**PROBLEM DETAILS**
Repeat each record exactly as written, and drop any images.

(Entries from a dataset)
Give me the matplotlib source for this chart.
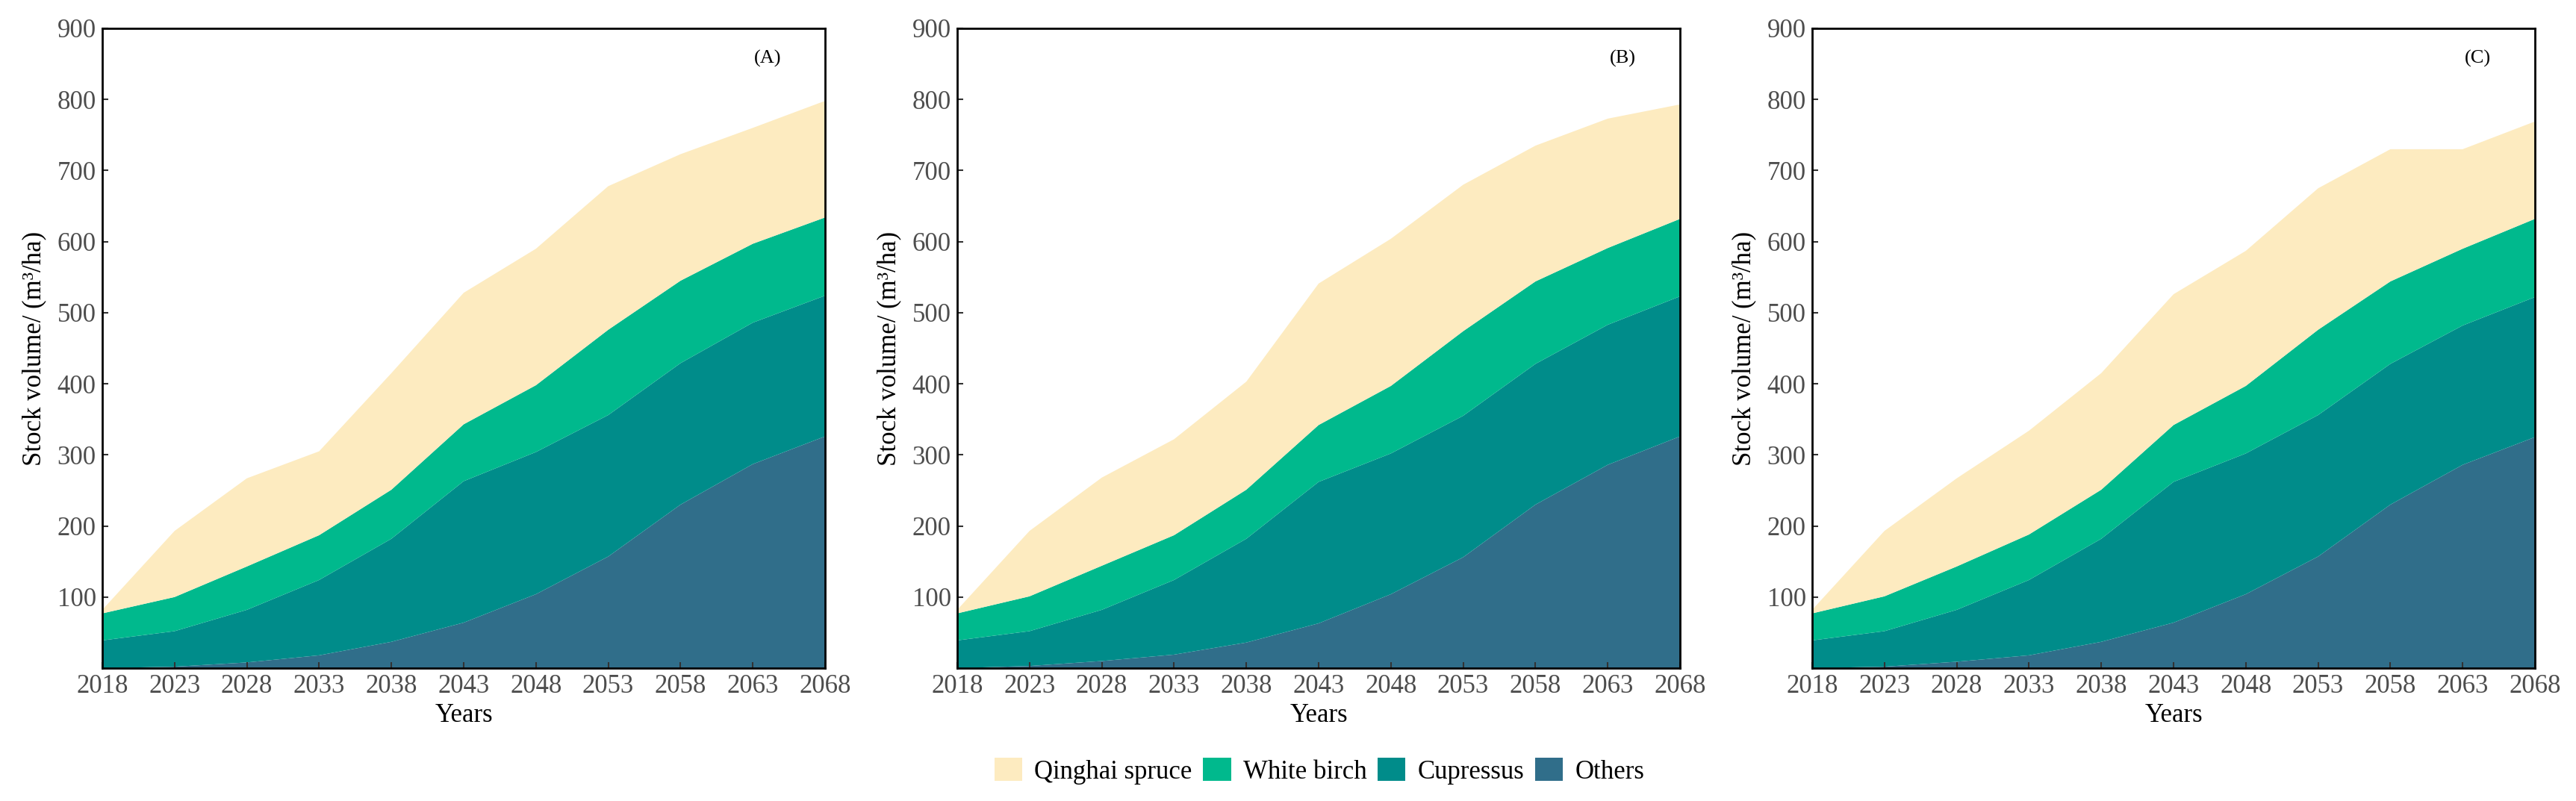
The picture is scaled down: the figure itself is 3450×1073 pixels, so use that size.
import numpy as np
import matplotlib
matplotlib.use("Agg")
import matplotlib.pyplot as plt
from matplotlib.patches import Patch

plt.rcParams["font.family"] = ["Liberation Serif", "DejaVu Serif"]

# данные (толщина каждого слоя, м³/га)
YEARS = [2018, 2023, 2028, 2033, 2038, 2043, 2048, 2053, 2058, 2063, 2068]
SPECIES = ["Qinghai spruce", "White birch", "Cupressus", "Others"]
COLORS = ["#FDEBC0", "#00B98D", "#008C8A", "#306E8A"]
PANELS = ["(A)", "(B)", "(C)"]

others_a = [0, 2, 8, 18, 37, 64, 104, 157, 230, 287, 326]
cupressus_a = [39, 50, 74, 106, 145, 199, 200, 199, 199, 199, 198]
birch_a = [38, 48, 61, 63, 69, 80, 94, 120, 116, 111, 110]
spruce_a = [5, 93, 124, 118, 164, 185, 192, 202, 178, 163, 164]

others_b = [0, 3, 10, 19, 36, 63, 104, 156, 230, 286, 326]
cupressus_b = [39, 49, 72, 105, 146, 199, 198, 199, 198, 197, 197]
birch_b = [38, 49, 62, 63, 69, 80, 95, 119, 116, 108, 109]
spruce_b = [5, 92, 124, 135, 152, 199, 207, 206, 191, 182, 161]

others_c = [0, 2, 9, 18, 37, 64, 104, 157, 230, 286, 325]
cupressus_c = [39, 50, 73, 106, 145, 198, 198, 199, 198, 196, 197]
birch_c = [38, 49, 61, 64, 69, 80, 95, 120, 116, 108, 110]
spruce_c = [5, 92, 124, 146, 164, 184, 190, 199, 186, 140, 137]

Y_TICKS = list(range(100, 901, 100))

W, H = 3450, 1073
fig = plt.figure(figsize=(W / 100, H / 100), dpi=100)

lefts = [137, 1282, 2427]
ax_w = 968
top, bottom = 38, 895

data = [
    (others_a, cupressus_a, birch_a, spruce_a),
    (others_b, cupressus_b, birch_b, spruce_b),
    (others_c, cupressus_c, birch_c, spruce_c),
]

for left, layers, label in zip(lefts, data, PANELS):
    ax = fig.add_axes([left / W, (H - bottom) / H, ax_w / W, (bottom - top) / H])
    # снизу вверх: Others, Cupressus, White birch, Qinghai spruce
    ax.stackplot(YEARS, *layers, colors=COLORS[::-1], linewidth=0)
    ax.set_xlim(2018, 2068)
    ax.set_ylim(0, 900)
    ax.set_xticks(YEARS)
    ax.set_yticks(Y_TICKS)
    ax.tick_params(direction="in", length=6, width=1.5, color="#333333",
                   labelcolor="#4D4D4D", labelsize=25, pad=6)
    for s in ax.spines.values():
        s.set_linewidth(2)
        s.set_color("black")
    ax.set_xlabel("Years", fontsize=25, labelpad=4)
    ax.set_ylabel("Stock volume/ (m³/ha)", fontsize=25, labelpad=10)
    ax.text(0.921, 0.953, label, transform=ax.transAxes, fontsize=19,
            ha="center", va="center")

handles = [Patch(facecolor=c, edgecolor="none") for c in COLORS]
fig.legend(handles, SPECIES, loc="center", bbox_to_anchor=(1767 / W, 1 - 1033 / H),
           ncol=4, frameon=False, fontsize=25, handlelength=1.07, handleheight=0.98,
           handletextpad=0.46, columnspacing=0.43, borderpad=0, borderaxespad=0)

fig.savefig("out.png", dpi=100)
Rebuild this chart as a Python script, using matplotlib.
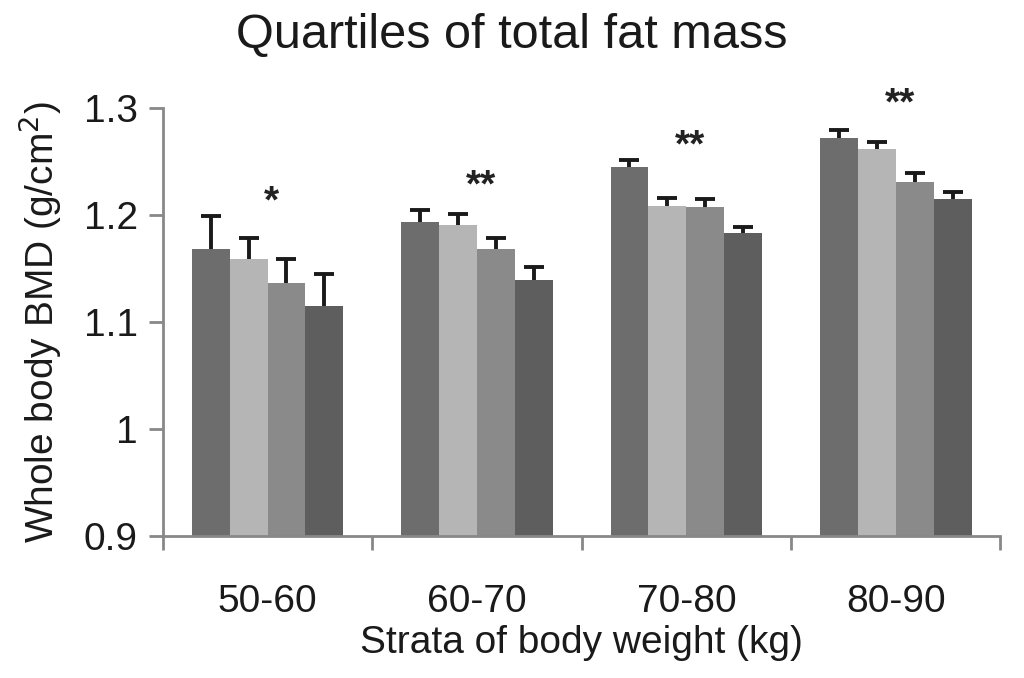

**CORRECT RESPONSE**
Give me the matplotlib source for this chart.
The picture is scaled down: the figure itself is 3450×1073 pixels, so use that size.
import numpy as np
import matplotlib
matplotlib.use("Agg")
import matplotlib.pyplot as plt
from matplotlib.patches import Patch

plt.rcParams["font.family"] = ["Liberation Serif", "DejaVu Serif"]

# данные (толщина каждого слоя, м³/га)
YEARS = [2018, 2023, 2028, 2033, 2038, 2043, 2048, 2053, 2058, 2063, 2068]
SPECIES = ["Qinghai spruce", "White birch", "Cupressus", "Others"]
COLORS = ["#FDEBC0", "#00B98D", "#008C8A", "#306E8A"]
PANELS = ["(A)", "(B)", "(C)"]

others_a = [0, 2, 8, 18, 37, 64, 104, 157, 230, 287, 326]
cupressus_a = [39, 50, 74, 106, 145, 199, 200, 199, 199, 199, 198]
birch_a = [38, 48, 61, 63, 69, 80, 94, 120, 116, 111, 110]
spruce_a = [5, 93, 124, 118, 164, 185, 192, 202, 178, 163, 164]

others_b = [0, 3, 10, 19, 36, 63, 104, 156, 230, 286, 326]
cupressus_b = [39, 49, 72, 105, 146, 199, 198, 199, 198, 197, 197]
birch_b = [38, 49, 62, 63, 69, 80, 95, 119, 116, 108, 109]
spruce_b = [5, 92, 124, 135, 152, 199, 207, 206, 191, 182, 161]

others_c = [0, 2, 9, 18, 37, 64, 104, 157, 230, 286, 325]
cupressus_c = [39, 50, 73, 106, 145, 198, 198, 199, 198, 196, 197]
birch_c = [38, 49, 61, 64, 69, 80, 95, 120, 116, 108, 110]
spruce_c = [5, 92, 124, 146, 164, 184, 190, 199, 186, 140, 137]

Y_TICKS = list(range(100, 901, 100))

W, H = 3450, 1073
fig = plt.figure(figsize=(W / 100, H / 100), dpi=100)

lefts = [137, 1282, 2427]
ax_w = 968
top, bottom = 38, 895

data = [
    (others_a, cupressus_a, birch_a, spruce_a),
    (others_b, cupressus_b, birch_b, spruce_b),
    (others_c, cupressus_c, birch_c, spruce_c),
]

for left, layers, label in zip(lefts, data, PANELS):
    ax = fig.add_axes([left / W, (H - bottom) / H, ax_w / W, (bottom - top) / H])
    # снизу вверх: Others, Cupressus, White birch, Qinghai spruce
    ax.stackplot(YEARS, *layers, colors=COLORS[::-1], linewidth=0)
    ax.set_xlim(2018, 2068)
    ax.set_ylim(0, 900)
    ax.set_xticks(YEARS)
    ax.set_yticks(Y_TICKS)
    ax.tick_params(direction="in", length=6, width=1.5, color="#333333",
                   labelcolor="#4D4D4D", labelsize=25, pad=6)
    for s in ax.spines.values():
        s.set_linewidth(2)
        s.set_color("black")
    ax.set_xlabel("Years", fontsize=25, labelpad=4)
    ax.set_ylabel("Stock volume/ (m³/ha)", fontsize=25, labelpad=10)
    ax.text(0.921, 0.953, label, transform=ax.transAxes, fontsize=19,
            ha="center", va="center")

handles = [Patch(facecolor=c, edgecolor="none") for c in COLORS]
fig.legend(handles, SPECIES, loc="center", bbox_to_anchor=(1767 / W, 1 - 1033 / H),
           ncol=4, frameon=False, fontsize=25, handlelength=1.07, handleheight=0.98,
           handletextpad=0.46, columnspacing=0.43, borderpad=0, borderaxespad=0)

fig.savefig("out.png", dpi=100)
Rebuild this chart as a Python script, using matplotlib.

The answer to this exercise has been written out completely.